Archive

Posts Tagged ‘IEqualityComparer’

Using IEqualityComparer on Custom Types with Except()

April 12th, 2010 Christian Etter No comments

Recently I was writing about an alternative way of using Linq Distinct() on custom types which does not involve writing a custom IEqualityComparer derivate.

Today there was a similar requirement, using Linq Except() for determining all elements of an IEnumerable which do not intersect with the elements of another IEnumerable. Again, there is a one line solution to it, which is slow on large input data:

byte[][] hashes_old = /* an array of byte arrays containing a hash value */;
byte[][] hashes_new = /* another array of byte arrays containing a hash value */;
byte[][] hashes_obsolete = ( from x in hashes_old where hashes_new.Any( y => y.SequenceEqual( x ) ) == false select x ).ToArray();

We are using two arrays of 16 byte long hashes and determine which elements do not intersect. It is a more or less elegant one liner that does not require any other comparison code. Yet when we test this with larger amounts of data, it runs slow since SequenceEqual() has to be called for every single comparison:

hashes_old: 18830 hashes_new: 8210 hashes_obsolete: 12228 time: 19564 ms

Since the Except() method is extensively using the GetHashCode() override, a lot of time can be saved by properly implementing a hash function within an IEqualityComparer derivate.

byte[][] hashes_old = /* an array of byte arrays containing a hash value */;
byte[][] hashes_new = /* another array of byte arrays containing a hash value */;
byte[][] hashes_obsolete = hashes_old.Except( hashes_new, new ByteArrayComparer() ).ToArray();
 
/* .... */
public class ByteArrayComparer : IEqualityComparer<byte[]>
{
    public bool Equals( byte[] a, byte[] b )
    {
        if ( a == null || b == null )
            return a == b;
        return a.SequenceEqual( b );
    }
    public int GetHashCode( byte[] x )
    {
        if ( x == null )
            throw new ArgumentNullException();
        int iHash = 0;
        for ( int i = 0; i < x.Length; ++i )
            iHash ^= ( x[ i ] << ( ( 0x03 & i ) << 3 ) );
        return iHash;
    }
}

hashes_old: 18830 hashes_new: 8210 hashes_obsolete: 12228 time: 14 ms

Same result, but instead of 19 seconds we only need 16 milliseconds, that is 1400 times faster!

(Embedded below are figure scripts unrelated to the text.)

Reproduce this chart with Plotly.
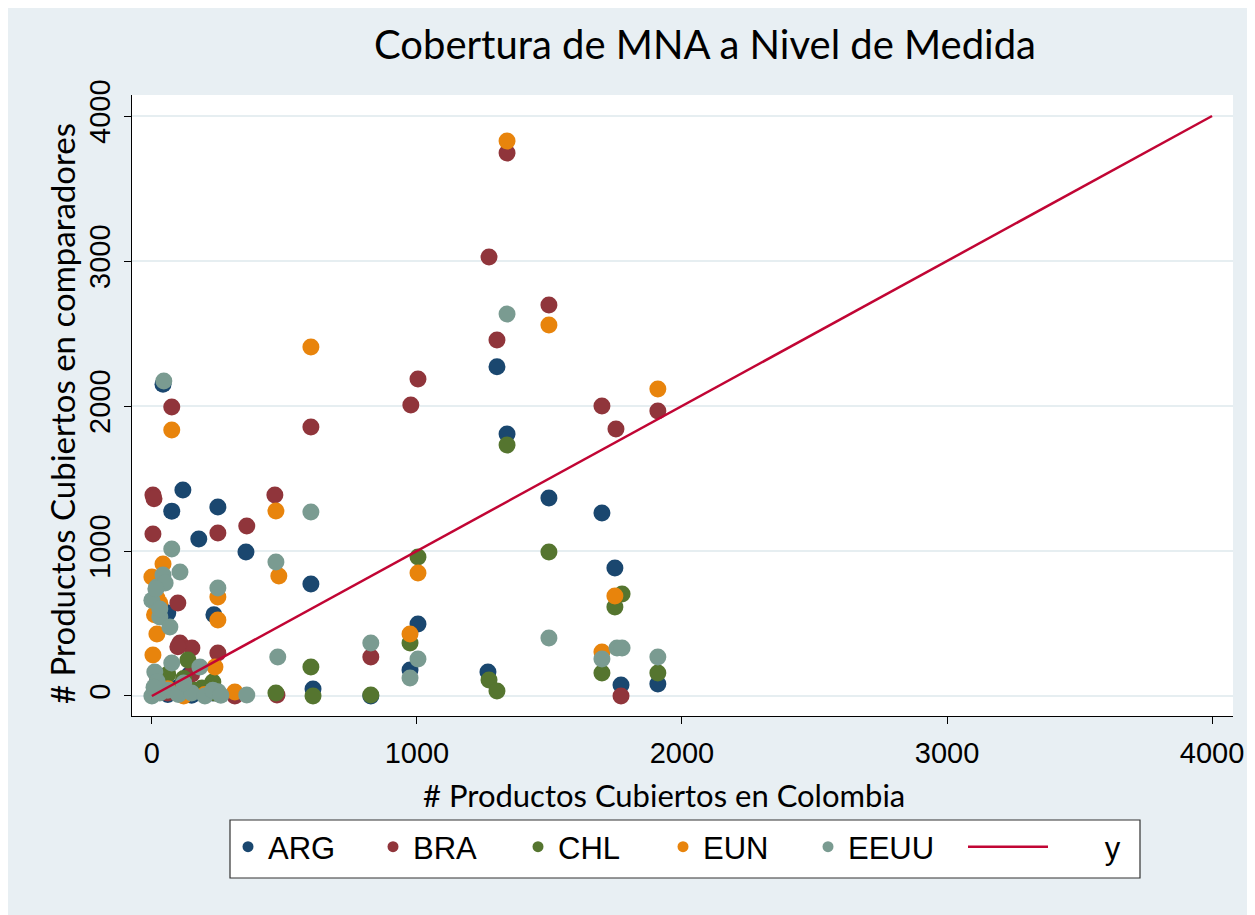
import plotly.graph_objects as go

# ---- data ----
arg_x = [42, 117, 75, 177, 249, 355, 600, 234, 1004, 974, 608, 826, 140, 42, 60, 1302, 1340, 1498, 1698, 1747, 1268, 1770, 1909, 10, 60, 150, 230, 100]
arg_y = [2150, 1420, 1275, 1083, 1303, 993, 772, 560, 497, 180, 48, 0, 145, 586, 572, 2270, 1807, 1365, 1262, 883, 166, 76, 83, 30, 10, 5, 20, 60]

bra_x = [75, 600, 1004, 977, 4, 8, 4, 249, 358, 464, 98, 106, 151, 249, 826, 472, 1272, 1340, 1498, 1302, 1698, 1751, 1909, 1770, 313, 20, 60, 200, 150, 98]
bra_y = [1993, 1855, 2186, 2007, 1386, 1360, 1117, 1124, 1172, 1386, 641, 365, 331, 296, 269, 7, 3028, 3745, 2697, 2455, 2000, 1841, 1966, 0, 0, 100, 20, 50, 150, 340]

chl_x = [1340, 1498, 1004, 1774, 1747, 1698, 1909, 1272, 1302, 974, 600, 608, 826, 468, 136, 230, 189, 238, 15, 100, 160, 60, 120]
chl_y = [1731, 993, 959, 703, 614, 159, 159, 110, 34, 365, 200, 0, 7, 20, 248, 97, 55, 20, 60, 30, 40, 150, 120]

eun_x = [1340, 600, 1498, 1909, 75, 468, 479, 1004, 249, 249, 974, 1747, 1698, 0, 42, 19, 19, 4, 238, 313, 60, 120, 30, 200, 10, 30]
eun_y = [3828, 2407, 2559, 2117, 1834, 1276, 828, 848, 683, 524, 428, 690, 303, 820, 910, 676, 428, 283, 200, 28, 50, 0, 30, 10, 560, 640]

eeuu_x = [45, 1340, 600, 75, 249, 468, 106, 475, 1004, 826, 974, 1498, 1698, 1755, 1774, 1909, 358, 19, 42, 30, 68, 11, 75, 181, 0, 30, 60, 100, 150, 200, 250, 20, 8, 120, 230, 260, 0, 30, 50, 15]
eeuu_y = [2172, 2634, 1269, 1014, 745, 924, 855, 269, 255, 365, 124, 400, 255, 331, 331, 269, 7, 752, 834, 545, 476, 165, 228, 200, 0, 20, 40, 10, 20, 0, 30, 100, 60, 90, 40, 5, 660, 600, 780, 740]

line_x = [0, 4000]
line_y = [0, 4000]

series = [
    ("ARG", arg_x, arg_y, "#1a476f"),
    ("BRA", bra_x, bra_y, "#90353b"),
    ("CHL", chl_x, chl_y, "#55752f"),
    ("EUN", eun_x, eun_y, "#e8840c"),
    ("EEUU", eeuu_x, eeuu_y, "#7a9b91"),
]

fig = go.Figure()
for name, xs, ys, col in series:
    fig.add_trace(go.Scatter(x=xs, y=ys, mode="markers", name=name, showlegend=False,
                             marker=dict(size=17, color=col, line=dict(width=0))))
fig.add_trace(go.Scatter(x=line_x, y=line_y, mode="lines", name="y", showlegend=False,
                         line=dict(color="#c10534", width=2.5)))
# legend entries
for name, xs, ys, col in series:
    fig.add_trace(go.Scatter(x=[None], y=[None], mode="markers", name=name,
                             marker=dict(size=11, color=col), legend="legend"))
fig.add_trace(go.Scatter(x=[None], y=[None], mode="lines", name="\u00a0" * 6 + "y",
                         line=dict(color="#c10534", width=2.5), legend="legend2"))

# plot-area pixel helpers (figure px)
L, R, T, B = 124, 30, 87, 207
PW, PH = 1255 - L - R, 915 - T - B
def px(xf):
    return (xf - L) / PW
def py(yf):
    return (915 - B - yf) / PH

bg = "#e8eff3"
leg_font = dict(family="Liberation Sans", size=31, color="black")
fig.update_layout(
    width=1255, height=915,
    paper_bgcolor=bg, plot_bgcolor="white",
    margin=dict(l=L, r=R, t=T, b=B),
    title=dict(text="Cobertura de MNA a Nivel de Medida", x=697/1255, xanchor="center",
               y=1-37/915, yanchor="middle", yref="container",
               font=dict(family="Lato", size=40, color="black")),
    font=dict(family="Liberation Sans", color="black"),
    legend=dict(orientation="h", x=px(220), xanchor="left", y=py(812), yanchor="top",
                bgcolor="rgba(255,255,255,0)", borderwidth=0,
                font=leg_font, entrywidth=100, itemwidth=30),
    legend2=dict(orientation="h", x=px(955), xanchor="left", y=py(812), yanchor="top",
                 bgcolor="rgba(255,255,255,0)", borderwidth=0,
                 font=leg_font, itemwidth=80),
    shapes=[dict(type="rect", xref="paper", yref="paper",
                 x0=px(222), x1=px(1132), y0=py(870), y1=py(812),
                 fillcolor="white", line=dict(color="#333333", width=1.2), layer="below")],
    xaxis=dict(range=[-75, 4079], tickvals=[0, 1000, 2000, 3000, 4000], showgrid=False,
               zeroline=False, showline=True, linecolor="black", linewidth=1,
               ticks="outside", ticklen=7, tickcolor="black",
               tickfont=dict(family="Liberation Sans", size=29), ticklabelstandoff=4),
    yaxis=dict(range=[-138, 4145], tickvals=[0, 1000, 2000, 3000, 4000], showgrid=True,
               gridcolor="#e6eef1", gridwidth=1.5, zeroline=False, showline=True,
               linecolor="black", linewidth=1, ticks="outside", ticklen=7, tickcolor="black",
               tickangle=-90, tickfont=dict(family="Liberation Sans", size=29),
               ticklabelstandoff=2),
    annotations=[
        dict(text="# Productos Cubiertos en Colombia", xref="paper", yref="paper",
             x=(664-132)/1101, y=(716-795)/621, xanchor="center", yanchor="middle",
             showarrow=False, font=dict(family="Lato", size=31, color="black")),
        dict(text="# Productos Cubiertos en comparadores", xref="paper", yref="paper",
             x=(62-132)/1101, y=(716-414)/621, xanchor="center", yanchor="middle",
             textangle=-90, showarrow=False, font=dict(family="Lato", size=33, color="black")),
    ],
)
fig.write_html("out.html")
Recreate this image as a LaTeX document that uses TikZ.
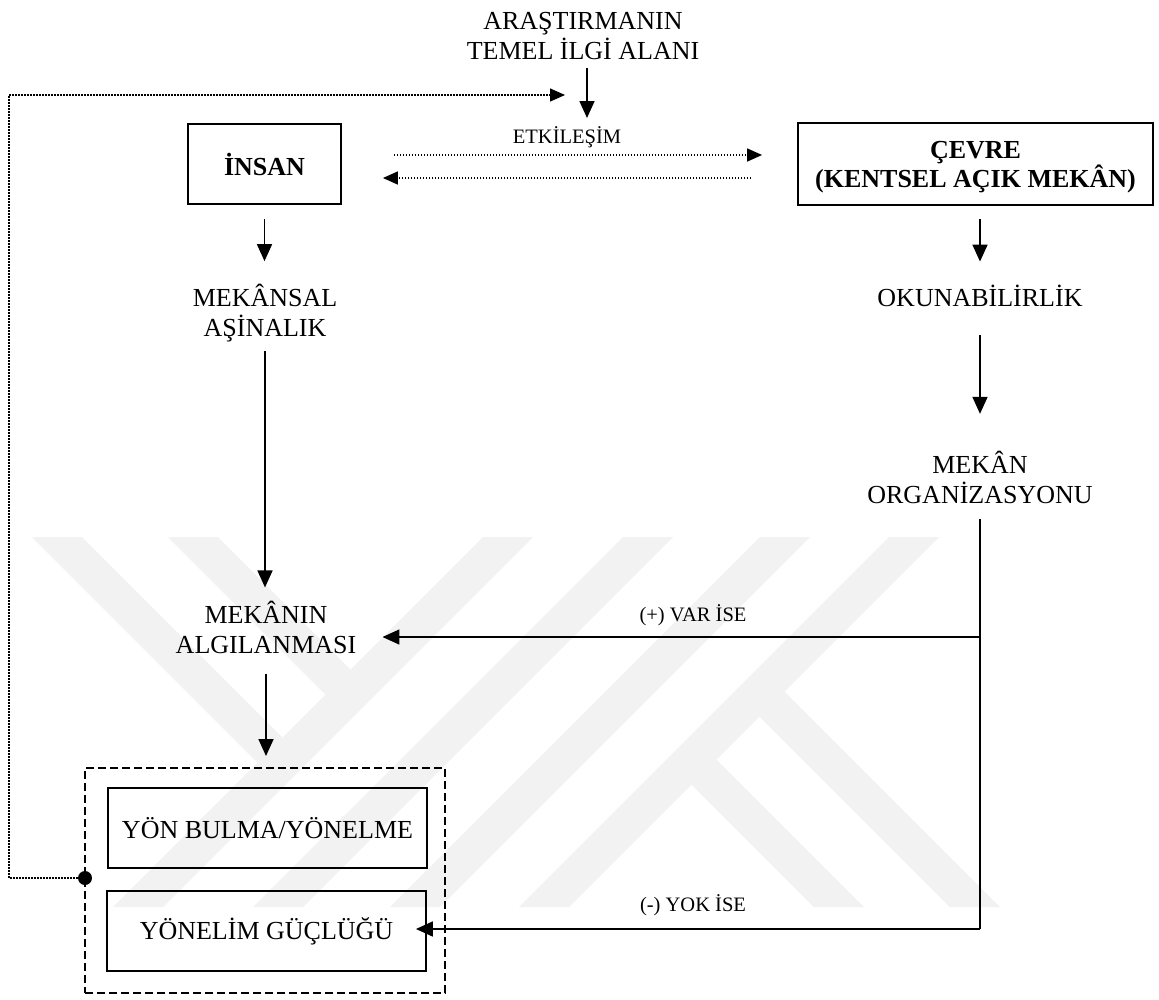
\documentclass[tikz,border=0pt]{standalone}
\usepackage{fontspec}
\setmainfont{Liberation Serif}
\usetikzlibrary{arrows.meta,calc}
\newcommand{\lblTop}{\rule{0pt}{21pt}}
\newcommand{\lblBot}{\rule[-9pt]{0pt}{9pt}}
\newcommand{\smlStrut}{\rule[-7.2pt]{0pt}{24pt}}
\begin{document}
\begin{tikzpicture}[x=1pt,y=-1pt,
  every node/.style={inner sep=0pt},
  lbl/.style={font=\fontsize{26}{30}\selectfont, align=center,
    execute at begin node=\lblTop, execute at end node=\lblBot},
  small/.style={font=\fontsize{20.5}{24}\selectfont, execute at begin node=\smlStrut},
  boxnode/.style={draw, line width=1.8pt, font=\fontsize{26}{30}\selectfont},
  ln/.style={line width=1.7pt},
  arr/.style={line width=1.7pt, -{Triangle[length=17pt,width=15pt]}},
  dotarr/.style={line width=1.5pt, dash pattern=on 1.5pt off 1.5pt, -{Triangle[length=15pt,width=13pt]}},
  wm/.style={fill=black!5}
]
\useasboundingbox (0,0) rectangle (1159,999);
\fill[white] (0,0) rectangle (1159,999);

% watermark
\fill[wm] (32,537) -- (82,537) -- (282.5,737.5) -- (257.5,762.5) -- cycle;
\fill[wm] (168,537) -- (218,537) -- (350.5,669.5) -- (325.5,694.5) -- cycle;
\fill[wm] (483,537) -- (533,537) -- (163,907) -- (113,907) -- cycle;
\fill[wm] (623,537) -- (673,537) -- (303,907) -- (253,907) -- cycle;
\fill[wm] (760,537) -- (810,537) -- (440,907) -- (390,907) -- cycle;
\fill[wm] (889,537) -- (939,537) -- (569,907) -- (519,907) -- cycle;
\fill[wm] (691.5,784.5) -- (716.5,759.5) -- (864,907) -- (814,907) -- cycle;
\fill[wm] (759.5,716.5) -- (784.5,691.5) -- (1000,907) -- (950,907) -- cycle;

% nodes
\node[lbl] (title) at (583,40) {ARAŞTIRMANIN\\TEMEL İLGİ ALANI};
\coordinate (ilgi) at (587,118);
\node[small] (etk) at (567,138.5) {ETKİLEŞİM};

\node[boxnode, minimum width=153pt, minimum height=80pt, font=\fontsize{26}{30}\selectfont\bfseries] (insan) at (264.5,164) {İNSAN};
\node[boxnode, minimum width=355pt, minimum height=82pt, align=center, font=\fontsize{26}{24}\selectfont\bfseries] (cevre) at (975.5,164) {\rule{0pt}{23pt}ÇEVRE\\(KENTSEL AÇIK MEKÂN)};

\node[lbl] (mks) at (265,315) {MEKÂNSAL\\AŞİNALIK};
\node[lbl] (alg) at (266,632.3) {MEKÂNIN\\ALGILANMASI};
\node[lbl] (oku) at (980,300) {OKUNABİLİRLİK};
\node[lbl] (mkn) at (980,481.7) {MEKÂN\\ORGANİZASYONU};

\node[small] (var) at (693,617) {(+) VAR İSE};
\node[small] (yok) at (693,907) {(-) YOK İSE};

\node[draw, dash pattern=on 8pt off 4pt, line width=2pt, minimum width=360pt, minimum height=225pt] (dbox) at (265,880.5) {};
\node[boxnode, minimum width=319pt, minimum height=80pt] (g1) at (267.5,828) {YÖN BULMA/YÖNELME};
\node[boxnode, minimum width=319pt, minimum height=80pt] (g2) at (266.5,931) {YÖNELİM GÜÇLÜĞÜ\hspace{29pt}};

\node[circle, fill, minimum size=14pt] (dot) at (85,878) {};

% connectors
\draw[arr] (title.south -| ilgi) -- (ilgi);
\draw[dotarr] ($(insan.east)+(52,-9)$) -- ($(cevre.west)+(-35,-9)$);
\draw[dotarr] ($(cevre.west)+(-46,14)$) -- ($(insan.east)+(41,14)$);

\draw[arr, shorten <=14pt, shorten >=23pt] (insan.south) -- (insan.south |- mks.north);
\draw[arr, shorten <=5pt, shorten >=14pt] (mks.south) -- (mks.south |- alg.north);
\draw[arr, shorten <=11pt, shorten >=11pt] (alg.south) -- (alg.south |- dbox.north);

\draw[arr, shorten <=13pt, shorten >=23pt] (cevre.south -| oku) -- (oku.north);
\draw[arr, shorten <=20pt, shorten >=37pt] (oku.south) -- (mkn.north);

\coordinate (vp) at (980,637);
\coordinate (vm) at (980,929);
\draw[ln] ($(mkn.south)+(0,6)$) -- (vm);
\draw[arr, shorten >=26pt] (vp) -- (alg.east |- vp);
\draw[arr, shorten >=-11pt] (vm) -- (g2.east |- vm);

\coordinate (f1) at (9,878);
\coordinate (f2) at (9,95);
\coordinate (f3) at (565,95);
\draw[dotarr] (dot.west) -- (f1) -- (f2) -- (f3);
\end{tikzpicture}
\end{document}
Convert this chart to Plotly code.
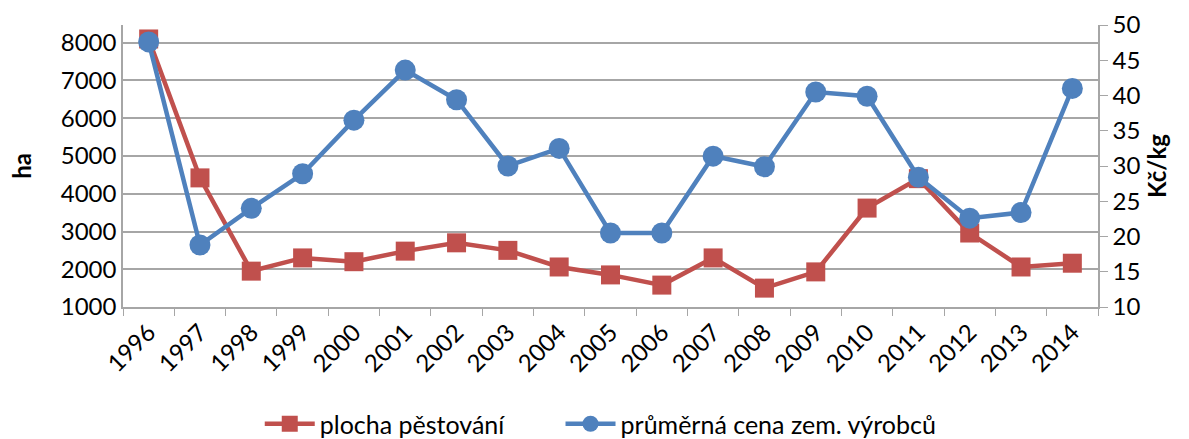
import plotly.graph_objects as go

years = [str(y) for y in range(1996, 2015)]
plocha = [8100, 4420, 1950, 2300, 2200, 2480, 2700, 2500, 2060, 1850, 1580, 2300, 1500, 1930, 3620, 4400, 2960, 2060, 2160]
cena = [47.6, 18.8, 24.0, 28.9, 36.5, 43.6, 39.4, 30.0, 32.5, 20.5, 20.5, 31.4, 29.9, 40.5, 39.9, 28.4, 22.6, 23.4, 41.0]

RED = "#C0504D"
BLUE = "#4F81BD"
FONT = "Lato"
FS = 24

fig = go.Figure()
fig.add_trace(go.Scatter(
    x=years, y=plocha, name="plocha pěstování" + "&nbsp;" * 8, mode="lines+markers",
    line=dict(color=RED, width=4.5), marker=dict(symbol="square", size=19, color=RED),
    yaxis="y"))
fig.add_trace(go.Scatter(
    x=years, y=cena, name="průměrná cena zem. výrobců", mode="lines+markers",
    line=dict(color=BLUE, width=4.5), marker=dict(symbol="circle", size=21, color=BLUE),
    yaxis="y2"))

fig.update_layout(
    width=1189, height=439,
    margin=dict(l=123, r=91, t=25, b=132, autoexpand=False),
    paper_bgcolor="white", plot_bgcolor="white",
    font=dict(family=FONT, size=FS, color="#000000"),
    showlegend=True,
    legend=dict(orientation="h", x=0.49, xanchor="center", y=-0.415, yanchor="middle",
                font=dict(size=25), itemwidth=50, tracegroupgap=0),
    xaxis=dict(type="category", range=[-0.5, 18.5], automargin=False, showgrid=False,
               showline=True, linecolor="#A6A6A6", linewidth=1.5,
               ticks="outside", tickson="boundaries", ticklen=7, tickcolor="#A6A6A6",
               tickangle=-45, tickfont=dict(size=FS)),
    yaxis=dict(range=[1000, 8470], tickvals=[1000, 2000, 3000, 4000, 5000, 6000, 7000, 8000],
               automargin=False,
               showgrid=True, gridcolor="#A6A6A6", gridwidth=1.5, showline=True,
               linecolor="#A6A6A6", linewidth=1.5, zeroline=False, ticks="",
               title=dict(text="<b>ha</b>", font=dict(size=FS), standoff=22), tickfont=dict(size=FS)),
    yaxis2=dict(range=[10, 50], dtick=5, overlaying="y", side="right", showgrid=False,
                automargin=False,
                showline=True, linecolor="#A6A6A6", linewidth=1.5, zeroline=False,
                ticks="outside", ticklen=8, tickcolor="#A6A6A6",
                title=dict(text="<b>Kč/kg</b>", font=dict(size=FS), standoff=10), tickfont=dict(size=FS)),
)

fig.write_html("out.html", config={"displayModeBar": False},
               post_script="document.body.style.margin='0';document.body.style.overflow='hidden';")
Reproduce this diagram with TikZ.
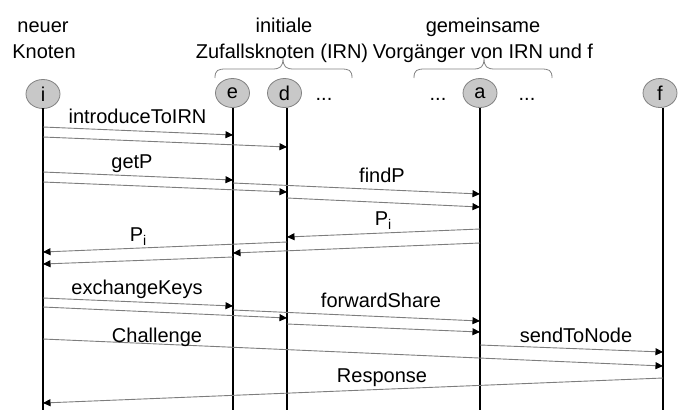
\documentclass[tikz,border=0pt]{standalone}
\usepackage{fontspec}
\setmainfont{Liberation Sans}
\usetikzlibrary{arrows.meta,shapes.geometric}
\definecolor{lifeg}{RGB}{200,200,200}
\definecolor{rimg}{RGB}{130,130,130}
\definecolor{msgg}{RGB}{125,125,125}
\newcommand{\PsubI}{P\raisebox{-0.45ex}{\fontsize{14}{14}\selectfont i}}
\begin{document}
\begin{tikzpicture}[x=1pt,y=-1pt,
  every node/.style={font=\fontsize{20}{24}\selectfont, inner sep=0pt},
  party/.style={ellipse, draw=rimg, fill=lifeg, line width=0.8pt, minimum width=34pt, minimum height=29pt},
  life/.style={line width=2.6pt, black},
  msg/.style={draw=msgg, line width=0.9pt, -{Triangle[length=7.5pt,width=7pt,fill=black,color=black]}},
  lab/.style={anchor=base},
  brace/.style={draw=rimg, line width=0.8pt}]
\useasboundingbox (0,0) rectangle (684,410);
% headings
\node[lab] (h1a) at (43,32) {neuer};
\node[lab] (h1b) at (44,58) {Knoten};
\node[lab] (h2a) at (284,32) {initiale};
\node[lab] (h2b) at (282,58) {Zufallsknoten (IRN)};
\node[lab] (h3a) at (483,32) {gemeinsame};
\node[lab] (h3b) at (483,58) {Vorgänger von IRN und f};
% braces
\path[brace] (215,78) .. controls (215,70) and (218,69) .. (226,69) -- (272,69)
  .. controls (280,69) and (283,67) .. (283,58) .. controls (283,67) and (286,69) .. (294,69)
  -- (341,69) .. controls (349,69) and (352,70) .. (352,78);
\path[brace] (414,78) .. controls (414,70) and (417,69) .. (425,69) -- (473,69)
  .. controls (481,69) and (484,67) .. (484,58) .. controls (484,67) and (487,69) .. (495,69)
  -- (541,69) .. controls (549,69) and (552,70) .. (552,78);
% parties
\node[party] (i) at (43,94) {i};
\node[party] (e) at (232.5,93) {e};
\node[party] (d) at (284.5,93) {d};
\node[party] (a) at (480,93) {a};
\node[party] (f) at (660,93) {f};
\node[lab] (dots1) at (324,100) {...};
\node[lab] (dots2) at (438,100) {...};
\node[lab] (dots3) at (527,100) {...};
% lifelines
\coordinate (iL) at (43,108);
\coordinate (eL) at (233,108);
\coordinate (dL) at (287,108);
\coordinate (aL) at (480,108);
\coordinate (fL) at (663,108);
\foreach \n in {i,e,d,a,f}{\draw[life] (\n L) -- (\n L |- 0,410);}
% messages
\draw[msg] (iL |- 0,127) -- (eL |- 0,135);
\draw[msg] (iL |- 0,137) -- (dL |- 0,147);
\draw[msg] (iL |- 0,172) -- (eL |- 0,180);
\draw[msg] (iL |- 0,182) -- (dL |- 0,192);
\draw[msg] (eL |- 0,183) -- (aL |- 0,194);
\draw[msg] (dL |- 0,198) -- (aL |- 0,207);
\draw[msg] (aL |- 0,229) -- (dL |- 0,237);
\draw[msg] (aL |- 0,243) -- (eL |- 0,253);
\draw[msg] (dL |- 0,242) -- (iL |- 0,252);
\draw[msg] (eL |- 0,257) -- (iL |- 0,264);
\draw[msg] (iL |- 0,298) -- (eL |- 0,306);
\draw[msg] (iL |- 0,307) -- (dL |- 0,318);
\draw[msg] (eL |- 0,310) -- (aL |- 0,321);
\draw[msg] (dL |- 0,324) -- (aL |- 0,332);
\draw[msg] (aL |- 0,345) -- (fL |- 0,352);
\draw[msg] (iL |- 0,339) -- (fL |- 0,366);
\draw[msg] (fL |- 0,378) -- (iL |- 0,403);
% labels
\node[lab] (l1) at (137.5,123) {introduceToIRN};
\node[lab] (l2) at (132,168) {getP};
\node[lab] (l3) at (382,182) {findP};
\node[lab] (l4) at (383,225) {\PsubI};
\node[lab] (l5) at (138,241) {\PsubI};
\node[lab] (l6) at (137,294) {exchangeKeys};
\node[lab] (l7) at (381,307) {forwardShare};
\node[lab] (l8) at (157,342) {Challenge};
\node[lab] (l9) at (576,342) {sendToNode};
\node[lab] (l10) at (382,382) {Response};
\end{tikzpicture}
\end{document}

What happens is that the result of GetHashCode() is used for each comparison. When two arrays have the same hash code, Linq calls the Equals function to ensure both are really equal (there has been no hash collision). So the main speedup is realized by writing a low-collision hashing function.

Using Linq Distinct() without IEqualityComparer

January 18th, 2010 Christian Etter No comments

Given an IEnumerable class, such as a generic list or array, it is only possible to use the Distinct() method when working with simple data types. As soon as we are operating on a list of objects though, we are forced to write your own class implementing IEqualityComparer, which is a bit bothersome in many cases. At tehe first glance, it seems that Microsoft has simply forgotten to implement Lambda Expressions for Distinct() and similar functions. Another reason might be that these functions immensely benefit from the use of a hash based comparison algorithm, and basically that is what the IEqualityComparer is all about. See my other blog post about this subject.

For those who are just looking for a simple solution, the following one-liner might be useful:

SomeObject[] array_1 = new SomeObject[] { ... }
SomeObject[] array_2 = array_1.GroupBy( x => x.SomePropertyOrMethod ).Select( x => x.First() ).ToArray();

A standard implementation using IEqualityComparer could look like this:

byte[][] hash_distinct = hash_duplicate.Distinct( new ByteArrayComparer() ).ToArray();
/* .... */
public class ByteArrayComparer : IEqualityComparer<byte[]>
{
    public bool Equals( byte[] a, byte[] b )
    {
        if ( a == null || b == null )
            return a == b;
        return a.SequenceEqual( b );
    }
    public int GetHashCode( byte[] x )
    {
        if ( x == null )
            throw new ArgumentNullException();
        int iHash = 0;
        for ( int i = 0; i < x.Length; ++i )
            iHash ^= ( x[ i ] << ( ( 0x03 & i ) << 3 ) );
        return iHash;
    }
}

In my tests the performance gain by using an IEqualityComparer implementation instead of the above solution is about 100% when working on an array of 18000 elements.